Татьяна Садовникова выдвигать обвинений против актера не стала. Ее показания по делу, спасибо отчиму и его связям, согласились просто зачитать. Она была готова на что угодно – лишь бы не присутствовать на процессе и никогда больше не видеть актера. Да и про Холмогоровых, особенно про Стаса, слушать ей было бы горько – особенно в зале суда.
К черту не сбывшуюся литературную карьеру! Надо вновь окунуться в такую привычную рекламную работу и поскорее все забыть.
Продолжения книги про Холмогорову от Татьяны, к счастью, не требовали. И аванс вернуть не просили. Она вообще не общалась больше ни с кем из злосчастного особняка. Только с Фаиной однажды по телефону поговорила.
Домоправительца позвонила ей сама. Сообщила, что ее только что освободили. Сдержанно посетовала, что в заключении ей пришлось провести почти месяц, и условия там были ужасные. Но в конце концов милиционеры разобрались, что к убийству Инессы она не имеет ровно никакого отношения.
– Это Аркадий Васильевич всех убедить пытался, будто действовал по моему приказу, а сам лишь исполнитель, – вздохнула Фаина. – Но только его обвинения белыми нитками шиты, так что придется ему одному за убийство Инессы отвечать. Надо же, каким глупым и жестоким оказался... А толстушку-то кастеляншу до чего жаль – вообще ни за что погибла. – И Фаина неожиданно добавила: – Не зря ты, Танюша, Аркадия Васильевича слизняком считала...
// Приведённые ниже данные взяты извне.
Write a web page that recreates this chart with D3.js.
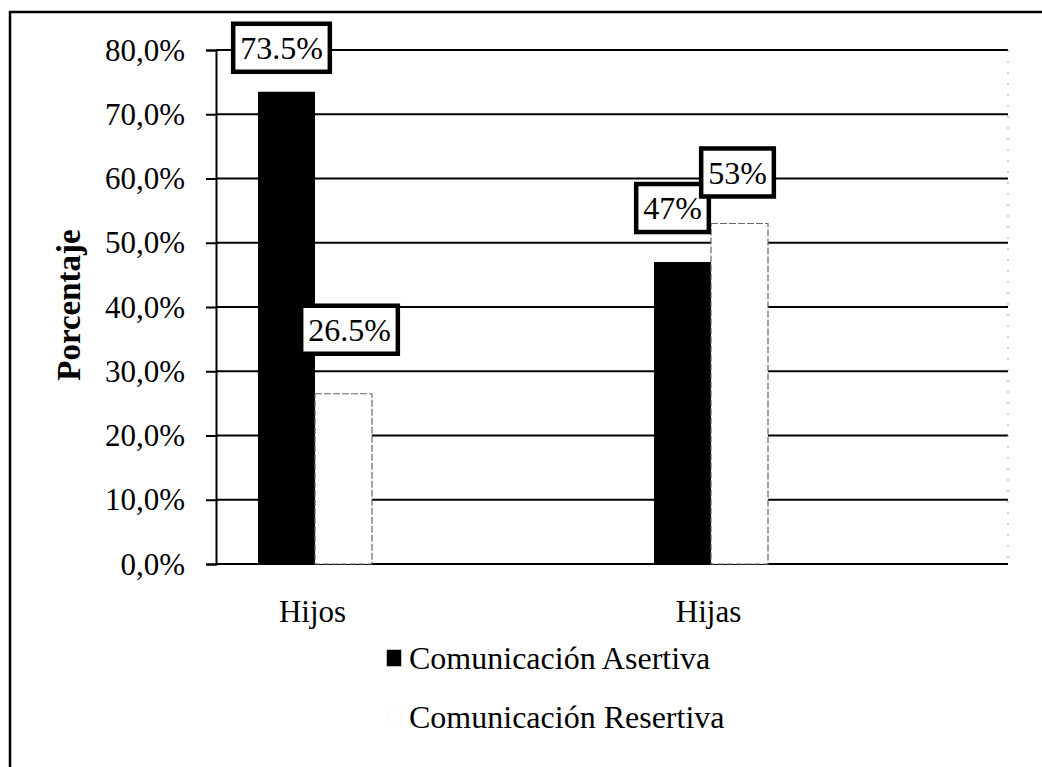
<!DOCTYPE html>
<html>
<head>
<meta charset="utf-8">
<script src="https://cdn.jsdelivr.net/npm/d3@7"></script>
<style>
  body { margin: 0; background: #fff; }
  svg text { font-family: "Liberation Serif", "Times New Roman", serif; fill: #000; }
</style>
</head>
<body>
<div id="chart"></div>
<script>
// data
var categories = ["Hijos", "Hijas"];
var seriesNames = ["Comunicación Asertiva", "Comunicación Resertiva"];
var asertiva = [73.5, 47];
var resertiva = [26.5, 53];
var labelText = [["73.5%", "47%"], ["26.5%", "53%"]];
var yTicks = [0, 10, 20, 30, 40, 50, 60, 70, 80];

// hand placed label boxes (dx, dy from bar top centre), like the original
var labelNudge = [[[-5, -44], [-10, -54]], [[6, -64], [-2, -51]]];

var W = 1042, H = 767;
var plot = {left: 216, right: 1008, top: 50, bottom: 564};

var svg = d3.select("#chart").append("svg").attr("width", W).attr("height", H);

// outer frame (right and bottom edges are off the picture)
svg.append("rect").attr("x", 10).attr("y", 12).attr("width", 1100).attr("height", 800)
    .attr("fill", "none").attr("stroke", "#000").attr("stroke-width", 2.5);

var x = d3.scalePoint().domain(categories).range([plot.left, plot.right]).padding(0.5).align(0.25);
var xs = d3.scaleBand().domain(seriesNames).range([-57, 57]).padding(0);
var y = d3.scaleLinear().domain([0, 80]).range([plot.bottom, plot.top]);

var fmt = function(d) { return d.toFixed(1).replace(".", ",") + "%"; };

// gridlines
svg.append("g").selectAll("line").data(yTicks).enter().append("line")
    .attr("x1", plot.left).attr("x2", plot.right)
    .attr("y1", function(d) { return y(d); }).attr("y2", function(d) { return y(d); })
    .attr("stroke", "#000").attr("stroke-width", 2);

// faint right edge
svg.append("line").attr("x1", plot.right).attr("x2", plot.right).attr("y1", plot.top).attr("y2", plot.bottom)
    .attr("stroke", "#999").attr("stroke-width", 1).attr("stroke-dasharray", "2,9");

// y axis
var yAxis = svg.append("g").attr("transform", "translate(" + plot.left + ",0)")
    .call(d3.axisLeft(y).tickValues(yTicks).tickFormat(fmt).tickSize(10).tickPadding(21));
yAxis.select(".domain").attr("stroke", "#000").attr("stroke-width", 2);
yAxis.selectAll(".tick line").attr("stroke", "#000").attr("stroke-width", 2);
yAxis.selectAll(".tick text").attr("font-size", 31).attr("dy", "0.33em");

svg.append("text").attr("transform", "translate(80,305) rotate(-90)")
    .attr("text-anchor", "middle").attr("font-size", 33).attr("font-weight", "bold").text("Porcentaje");

// x axis labels
var xAxis = svg.append("g").attr("transform", "translate(-3," + plot.bottom + ")")
    .call(d3.axisBottom(x).tickSize(0).tickPadding(36));
xAxis.select(".domain").remove();
xAxis.selectAll(".tick text").attr("font-size", 31);

// bars
var series = [asertiva, resertiva];
var fills = ["#000", "#fff"];
series.forEach(function(vals, s) {
    svg.append("g").selectAll("rect").data(vals).enter().append("rect")
        .attr("x", function(d, i) { return x(categories[i]) + xs(seriesNames[s]); })
        .attr("y", function(d) { return y(d); })
        .attr("width", xs.bandwidth())
        .attr("height", function(d) { return y(0) - y(d); })
        .attr("fill", fills[s])
        .attr("stroke", s === 0 ? "#000" : "#666")
        .attr("stroke-width", s === 0 ? 0 : 1.2)
        .attr("stroke-dasharray", s === 0 ? null : "7,2");
});

// value labels in boxes
series.forEach(function(vals, s) {
    vals.forEach(function(d, i) {
        var cx = x(categories[i]) + xs(seriesNames[s]) + xs.bandwidth() / 2 + labelNudge[s][i][0];
        var cy = y(d) + labelNudge[s][i][1];
        var g = svg.append("g").attr("transform", "translate(" + cx + "," + cy + ")");
        var t = g.append("text").attr("text-anchor", "middle").attr("dy", "0.35em")
            .attr("font-size", 32).text(labelText[s][i]);
        var bb = t.node().getBBox();
        g.insert("rect", "text").attr("x", bb.x - 7).attr("y", -24).attr("width", bb.width + 14).attr("height", 48)
            .attr("fill", "#fff").attr("stroke", "#000").attr("stroke-width", 4.5);
    });
});

// legend
var legend = svg.append("g").attr("transform", "translate(387,0)");
var legY = [658, 717];
seriesNames.forEach(function(name, s) {
    legend.append("rect").attr("x", 0).attr("y", legY[s] - 8).attr("width", 14).attr("height", 16)
        .attr("fill", fills[s]).attr("stroke", s === 0 ? "#000" : "#eee").attr("stroke-width", 0.5);
    legend.append("text").attr("x", 22).attr("y", legY[s]).attr("dy", "0.35em")
        .attr("font-size", 32).text(name);
});
</script>
</body>
</html>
Таня точно помнила, что слово «слизняк» действительно мелькнуло у нее в голове. Но вслух, тем более при Фаине, она его не произнесла ни разу. Что ж, экономка в своем репертуаре: продолжает читать мысли.
Под конец разговора Фаина поблагодарила Таню «за все хорошее, что сделала для Мариночки». И пригласила приезжать в особняк в любое время, подчеркнув: «Когда бы ни приехала, твоя комната всегда будет свободна».
Садовникова, конечно, обещала, хотя не сомневалась: больше в Красную Долину и вообще на российский юг она ни ногой. Никогда в жизни.
А в день, когда Пыльцову вынесли приговор (ему дали двадцать лет в колонии особого режима), ей позвонил мужчина. Голос был смутно знакомым:
– Добрый день, Татьяна Валерьевна! Это Михаил Беркут.
– Кто?
И вдруг Таня вспомнила: похороны Холмогоровой; равнодушная толпа провожающих... и единственный среди них человек с грустными глазами. Глава охранного холдинга.
– Слушаю вас, – пробормотала девушка.
– Я хотел бы с вами встретиться, – серьезно произнес Беркут.
Ох, нет... Ей, конечно, понравился молодой и красивый мужчина, но знакомства, завязанные на похоронах, не к добру. Вычеркнуть и забыть!
И Таня твердо ответила:
– Извините, Михаил, я очень занята.
– Жаль, – явно огорчился собеседник. – Ну, тогда... Будьте добры, сообщите мне ваши банковские реквизиты.
– Зачем? – опешила Садовникова.
– Я решил, что премию заслужили именно вы.
– Какую премию? – еще больше растерялась Татьяна.
– Вы разве не знаете? Я еще пять лет назад объявил, что выплачу тому, кто установит убийцу Юлии, гонорар в сто тысяч долларов.
– Что-о?
– Жаль, что вы заняты. Я очень бы хотел вручить чек вам лично, – вздохнул мужчина. – И заодно угостить вас обедом.
Перед ее глазами вновь всплыла его стройная фигура... безупречное в своей строгой красоте лицо... Да если еще и сто тысяч! Не взятка, не подарок – а действительно за дело!